— Begin DATA ROWS —
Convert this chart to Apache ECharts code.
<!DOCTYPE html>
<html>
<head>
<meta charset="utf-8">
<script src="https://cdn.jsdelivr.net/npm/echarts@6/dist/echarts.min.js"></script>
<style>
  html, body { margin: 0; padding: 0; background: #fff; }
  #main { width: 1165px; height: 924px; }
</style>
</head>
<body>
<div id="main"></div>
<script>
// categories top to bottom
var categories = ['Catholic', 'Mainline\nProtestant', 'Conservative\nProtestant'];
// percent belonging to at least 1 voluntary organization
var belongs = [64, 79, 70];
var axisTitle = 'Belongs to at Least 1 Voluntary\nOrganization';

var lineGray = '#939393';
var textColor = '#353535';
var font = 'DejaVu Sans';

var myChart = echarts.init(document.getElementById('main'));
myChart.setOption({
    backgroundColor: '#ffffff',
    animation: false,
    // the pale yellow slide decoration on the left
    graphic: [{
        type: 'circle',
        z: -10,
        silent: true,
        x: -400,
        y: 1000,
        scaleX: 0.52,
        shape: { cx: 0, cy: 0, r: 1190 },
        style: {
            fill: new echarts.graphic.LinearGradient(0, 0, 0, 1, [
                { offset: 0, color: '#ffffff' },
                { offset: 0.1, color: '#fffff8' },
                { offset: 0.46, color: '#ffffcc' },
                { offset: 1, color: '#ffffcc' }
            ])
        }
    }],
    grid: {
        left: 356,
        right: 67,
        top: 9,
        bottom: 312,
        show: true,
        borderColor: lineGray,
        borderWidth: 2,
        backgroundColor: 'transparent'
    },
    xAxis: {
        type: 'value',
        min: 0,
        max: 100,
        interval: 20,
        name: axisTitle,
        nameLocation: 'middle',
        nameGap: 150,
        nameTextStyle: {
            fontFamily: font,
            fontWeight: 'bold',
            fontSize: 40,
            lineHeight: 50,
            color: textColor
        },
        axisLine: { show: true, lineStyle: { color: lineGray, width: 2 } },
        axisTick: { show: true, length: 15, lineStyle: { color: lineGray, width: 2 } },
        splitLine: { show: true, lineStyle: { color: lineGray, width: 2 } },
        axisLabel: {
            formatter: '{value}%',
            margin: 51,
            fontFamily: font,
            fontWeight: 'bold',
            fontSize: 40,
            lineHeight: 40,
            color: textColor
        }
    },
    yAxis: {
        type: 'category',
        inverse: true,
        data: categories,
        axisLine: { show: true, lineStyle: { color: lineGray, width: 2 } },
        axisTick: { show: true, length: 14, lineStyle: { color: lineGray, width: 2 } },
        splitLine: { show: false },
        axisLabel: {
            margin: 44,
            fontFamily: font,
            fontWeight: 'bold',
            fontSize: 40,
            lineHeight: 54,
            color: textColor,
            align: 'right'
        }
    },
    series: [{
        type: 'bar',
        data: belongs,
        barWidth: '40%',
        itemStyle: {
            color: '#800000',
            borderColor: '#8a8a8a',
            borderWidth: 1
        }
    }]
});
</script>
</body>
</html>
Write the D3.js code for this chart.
— End DATA ROWS —
INSTRUCTION - Reprint the data above from the opening line to the line holding "var font = 'DejaVu Sans';", inclusive, and nothing else.

TASK RESPONSE -
Convert this chart to Apache ECharts code.
<!DOCTYPE html>
<html>
<head>
<meta charset="utf-8">
<script src="https://cdn.jsdelivr.net/npm/echarts@6/dist/echarts.min.js"></script>
<style>
  html, body { margin: 0; padding: 0; background: #fff; }
  #main { width: 1165px; height: 924px; }
</style>
</head>
<body>
<div id="main"></div>
<script>
// categories top to bottom
var categories = ['Catholic', 'Mainline\nProtestant', 'Conservative\nProtestant'];
// percent belonging to at least 1 voluntary organization
var belongs = [64, 79, 70];
var axisTitle = 'Belongs to at Least 1 Voluntary\nOrganization';

var lineGray = '#939393';
var textColor = '#353535';
var font = 'DejaVu Sans';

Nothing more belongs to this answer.